I recently traveled to the Philippines to perform best-man duty at a wedding, and to write about Manila’s mall-based urbanism. But I stuck around longer so I could get a better feel for Filipino culture: what about the food? The literature? The music?
As for the food, visitors can’t possibly avoid it, and in great quantities. And if you’re headed there, I hope you’re not vegetarian. Literarily speaking, Miguel Syjuco’s thrilling debut novel Illustrado started what I hope will become a full-blown movement of international Filipino writing. Lovers of the country’s cinema will all recommend Kidlat Tahimik’s Perfumed Nightmare. And if you want to know about Filipino music, you need only learn one name: the Eraserheads.
Or, more accurately, the ERASƎRHEADS, the modern Filipino rock band that, from what I can tell, has some kind of connection or another to every other modern Filipino rock band. Since their formation in 1989, the Eraserheads have, throughout the usual churn of break-ups and reunions, proven to be one of the most powerful forces in what Filipinos call OPM, or Original Philippine Music.
The fact that music actually composed in the Philippines goes even there under a subcultural-sounding abbreviation speaks, in a way, to the instinctive disdain many Filipinos have for things identifiably of their homeland, especially those in a non-English native language like Tagalog.
Though the Philippines bursts with musical talent — department stores there have karaoke machines scattered around for use by anyone who feels a song coming on — it usually gets used in covering English-language songs. Witness, to name one famous example, the surprising rise of Arnel Pineda, who, by dint of his sheer hits-of-the-80s-singing mastery, came to the States in 2007 to take over as the frontman of no less an American institution than Journey.

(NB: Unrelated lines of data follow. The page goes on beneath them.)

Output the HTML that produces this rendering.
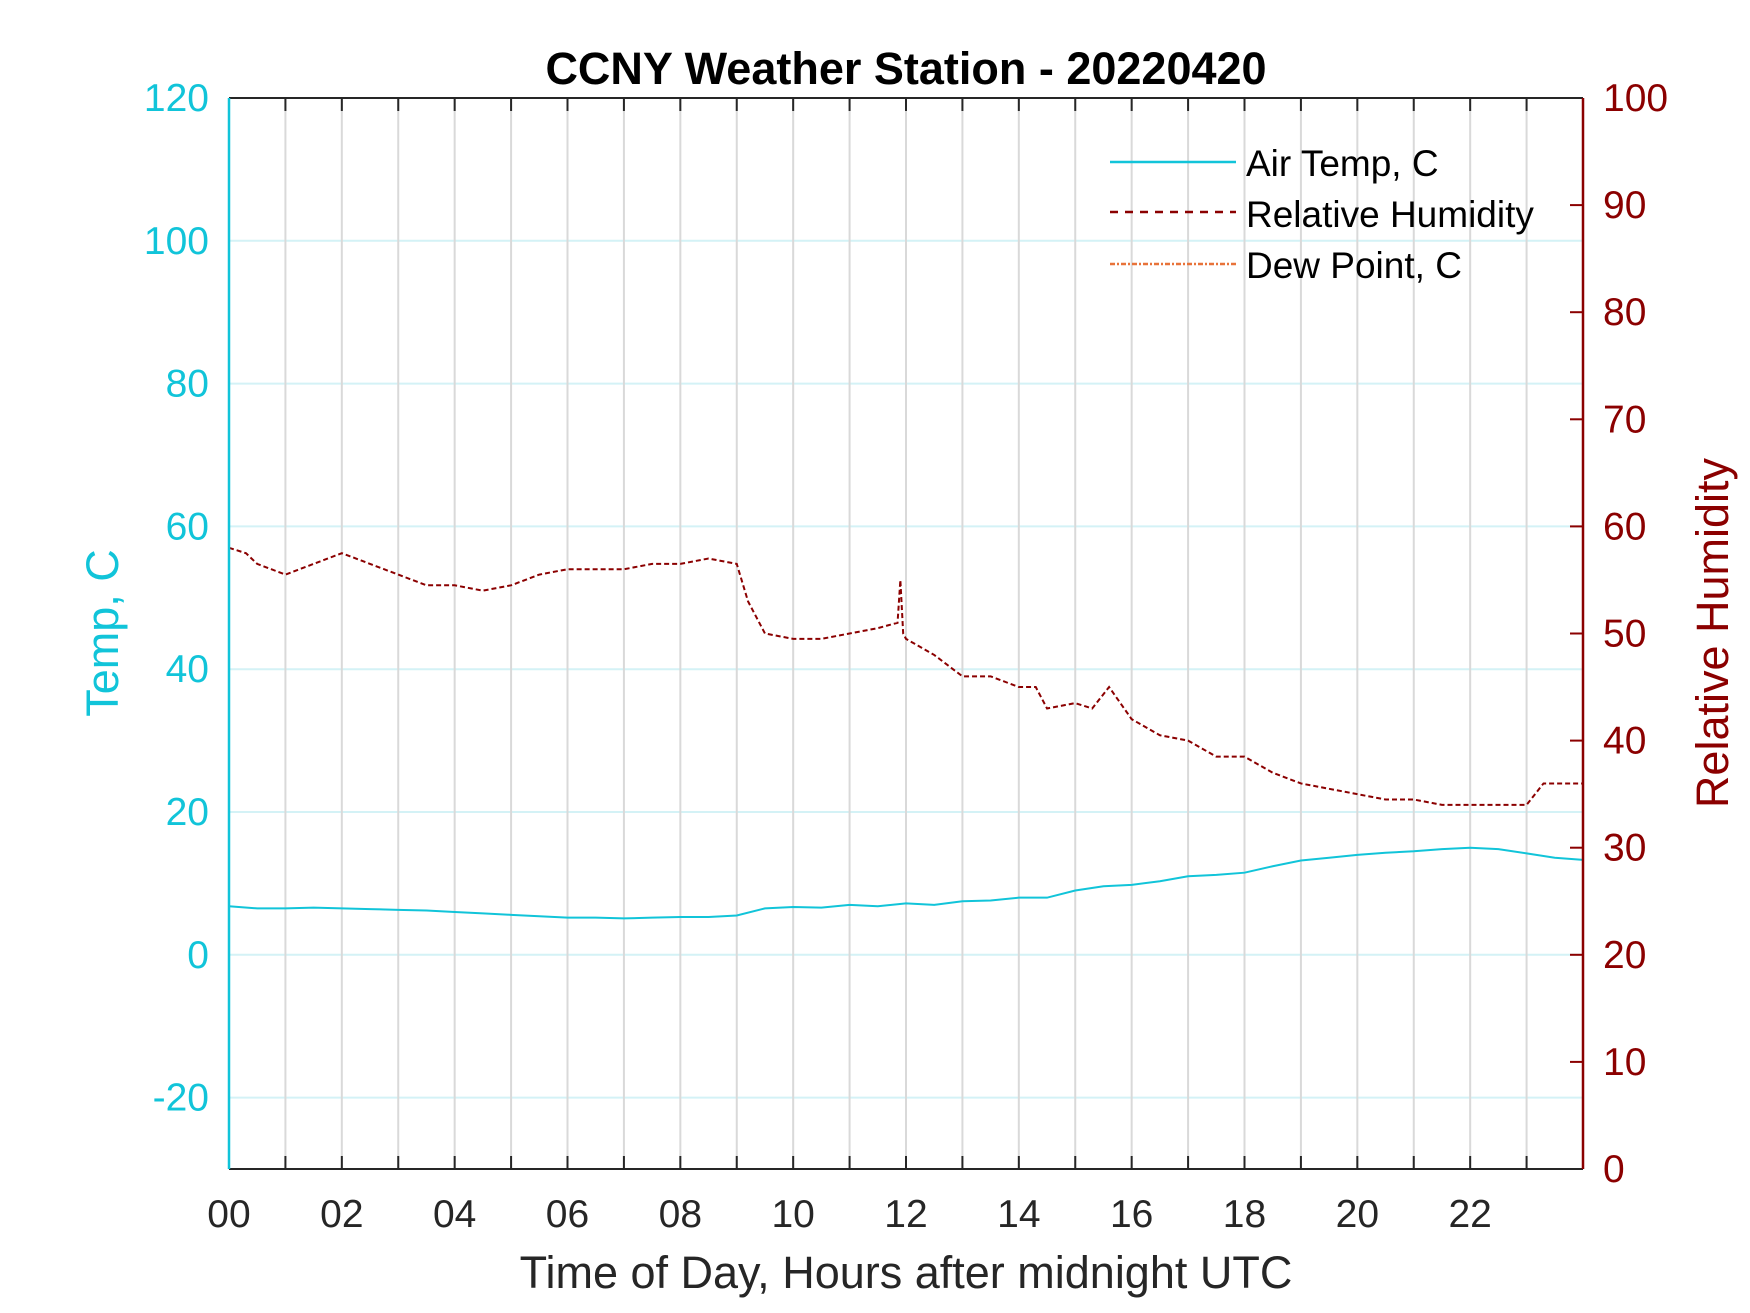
<!DOCTYPE html>
<html><head><meta charset="utf-8">
<style>
html,body{margin:0;padding:0;background:#fff;}
svg{display:block;font-family:"Liberation Sans",Arial,sans-serif;}
</style></head>
<body>
<svg id="chart" width="1750" height="1313" viewBox="0 0 1750 1313" xmlns="http://www.w3.org/2000/svg">
<rect x="0" y="0" width="1750" height="1313" fill="#fff"/>
<g id="grid"></g>
<g id="series"></g>
<g id="axes"></g>
<text x="906" y="84" text-anchor="middle" font-size="45" font-weight="bold" fill="#000">CCNY Weather Station - 20220420</text>
<text x="906" y="1288" text-anchor="middle" font-size="45" fill="#262626">Time of Day, Hours after midnight UTC</text>
<text transform="translate(118,633) rotate(-90)" text-anchor="middle" font-size="45" fill="#11c4d9">Temp, C</text>
<text transform="translate(1728,633) rotate(-90)" text-anchor="middle" font-size="45" fill="#8b0000">Relative Humidity</text>
<g>
<line x1="1110" y1="162" x2="1236" y2="162" stroke="#11c4d9" stroke-width="2.5"/>
<text x="1246" y="176" font-size="37" fill="#000">Air Temp, C</text>
<line x1="1110" y1="212" x2="1236" y2="212" stroke="#8b0000" stroke-width="2.5" stroke-dasharray="8,7"/>
<text x="1246" y="227" font-size="37" fill="#000">Relative Humidity</text>
<line x1="1110" y1="264" x2="1236" y2="264" stroke="#e8733a" stroke-width="2.5" stroke-dasharray="5,2,2,2"/>
<text x="1246" y="278" font-size="37" fill="#000">Dew Point, C</text>
</g>
</svg>
<script>
const tempHours = [0,0.5,1,1.5,2,2.5,3,3.5,4,4.5,5,5.5,6,6.5,7,7.5,8,8.5,9,9.5,10,10.5,11,11.5,12,12.5,13,13.5,14,14.5,15,15.5,16,16.5,17,17.5,18,18.5,19,19.5,20,20.5,21,21.5,22,22.5,23,23.5,24];
const tempValues = [6.8,6.5,6.5,6.6,6.5,6.4,6.3,6.2,6.0,5.8,5.6,5.4,5.2,5.2,5.1,5.2,5.3,5.3,5.5,6.5,6.7,6.6,7.0,6.8,7.2,7.0,7.5,7.6,8.0,8.0,9.0,9.6,9.8,10.3,11.0,11.2,11.5,12.4,13.2,13.6,14.0,14.3,14.5,14.8,15.0,14.8,14.2,13.6,13.3];
const rhHours = [0,0.3,0.5,1,1.5,2,2.5,3,3.5,4,4.5,5,5.5,6,6.5,7,7.5,8,8.5,9,9.2,9.5,10,10.5,11,11.5,11.85,11.9,11.95,12,12.5,13,13.5,14,14.3,14.5,15,15.3,15.6,16,16.5,17,17.5,18,18.5,19,19.5,20,20.5,21,21.5,22,22.5,23,23.3,24];
const rhValues = [58,57.5,56.5,55.5,56.5,57.5,56.5,55.5,54.5,54.5,54,54.5,55.5,56,56,56,56.5,56.5,57,56.5,53,50,49.5,49.5,50,50.5,51,55,50,49.5,48,46,46,45,45,43,43.5,43,45,42,40.5,40,38.5,38.5,37,36,35.5,35,34.5,34.5,34,34,34,34,36,36];
const xTickLabels = ["00","02","04","06","08","10","12","14","16","18","20","22"];
const tempTicks = [-20,0,20,40,60,80,100,120];
const rhTicks = [0,10,20,30,40,50,60,70,80,90,100];

const L=229,R=1583,T=98,B=1169;
const X=h=>L+(h/24)*(R-L);
const YT=v=>B-(v+30)/150*(B-T);
const YR=v=>B-v/100*(B-T);
const NS="http://www.w3.org/2000/svg";
function mk(tag,attrs,parent){const e=document.createElementNS(NS,tag);for(const k in attrs)e.setAttribute(k,attrs[k]);parent.appendChild(e);return e;}
const grid=document.getElementById('grid'),axes=document.getElementById('axes'),series=document.getElementById('series');

tempTicks.forEach(v=>{
  const g=mk('line',{x1:L,x2:R,y1:YT(v),y2:YT(v),stroke:'#d4f2f6','stroke-width':2},grid);
  
  
  const t=mk('text',{x:L-20,y:YT(v)+13,'text-anchor':'end','font-size':39,fill:'#11c4d9'},axes);
  t.textContent=v;
  
  
});
for(let h=1;h<24;h++){
  const g=mk('line',{x1:X(h),x2:X(h),y1:T,y2:B,stroke:'#d9d9d9','stroke-width':2},grid);
  
  
  const tk=mk('line',{x1:X(h),x2:X(h),y1:T,y2:T+13,stroke:'#262626','stroke-width':2},axes);
  
  
  const tb=mk('line',{x1:X(h),x2:X(h),y1:B,y2:B-13,stroke:'#262626','stroke-width':2},axes);
  
  
}
xTickLabels.forEach((lab,i)=>{
  const t=mk('text',{x:X(i*2),y:1227,'text-anchor':'middle','font-size':39,fill:'#262626'},axes);
  t.textContent=lab;
  
  
});
rhTicks.forEach(v=>{
  const tk=mk('line',{x1:R-13,x2:R,y1:YR(v),y2:YR(v),stroke:'#8b0000','stroke-width':2},axes);
  
  
  const t=mk('text',{x:R+20,y:YR(v)+13,'font-size':39,fill:'#8b0000'},axes);
  t.textContent=v;
  
  
});
const a1=mk('line',{x1:L,x2:R,y1:T,y2:T,stroke:'#262626','stroke-width':2},axes);


const a2=mk('line',{x1:L,x2:R,y1:B,y2:B,stroke:'#262626','stroke-width':2},axes);


const a3=mk('line',{x1:L,x2:L,y1:T,y2:B,stroke:'#11c4d9','stroke-width':2.5},axes);


const a4=mk('line',{x1:R,x2:R,y1:T,y2:B,stroke:'#8b0000','stroke-width':2.5},axes);



const tp=mk('polyline',{points:tempHours.map((h,i)=>X(h)+','+YT(tempValues[i])).join(' '),fill:'none',stroke:'#11c4d9','stroke-width':2},series);


const rp=mk('polyline',{points:rhHours.map((h,i)=>X(h)+','+YR(rhValues[i])).join(' '),fill:'none',stroke:'#8b0000','stroke-width':2,'stroke-dasharray':'5,3'},series);


</script>
</body></html>
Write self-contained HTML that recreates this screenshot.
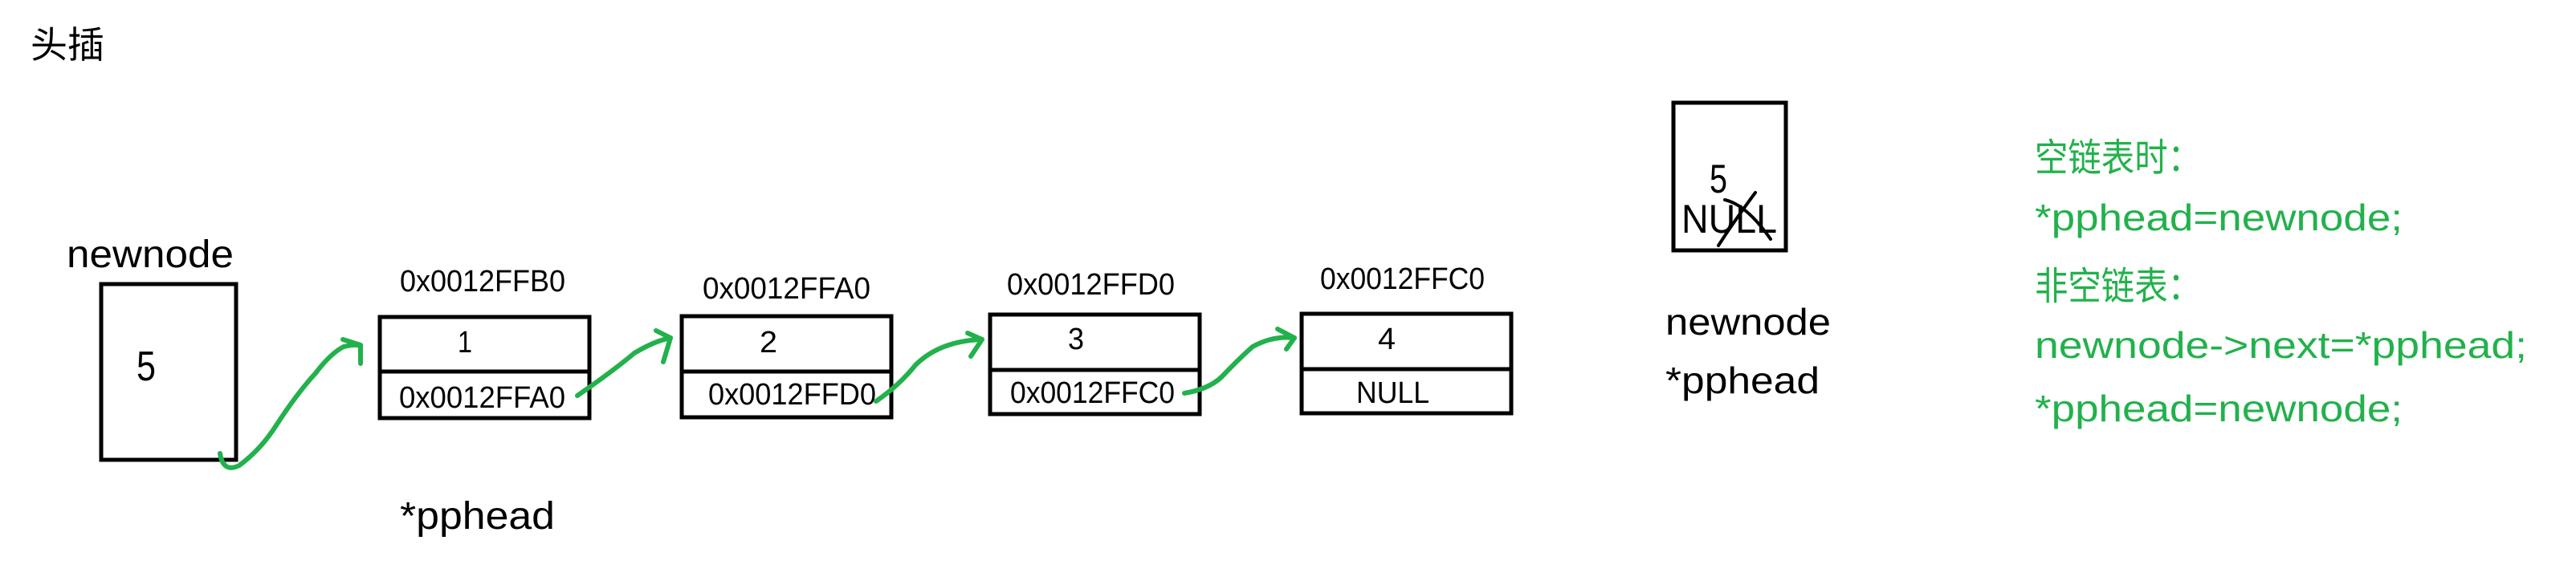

But the young Eraserheads found that they couldn’t hack it on the Philippines robust cover-band circuit, so they had no option but to succeed on their original material — including non-English-language original material, no less. You can get acquainted with it by listening to this 90-minute Eraserheads mixtape. Given that the band released two new tracks after a decade of recording silence just six months ago, now’s a good time to become a fan.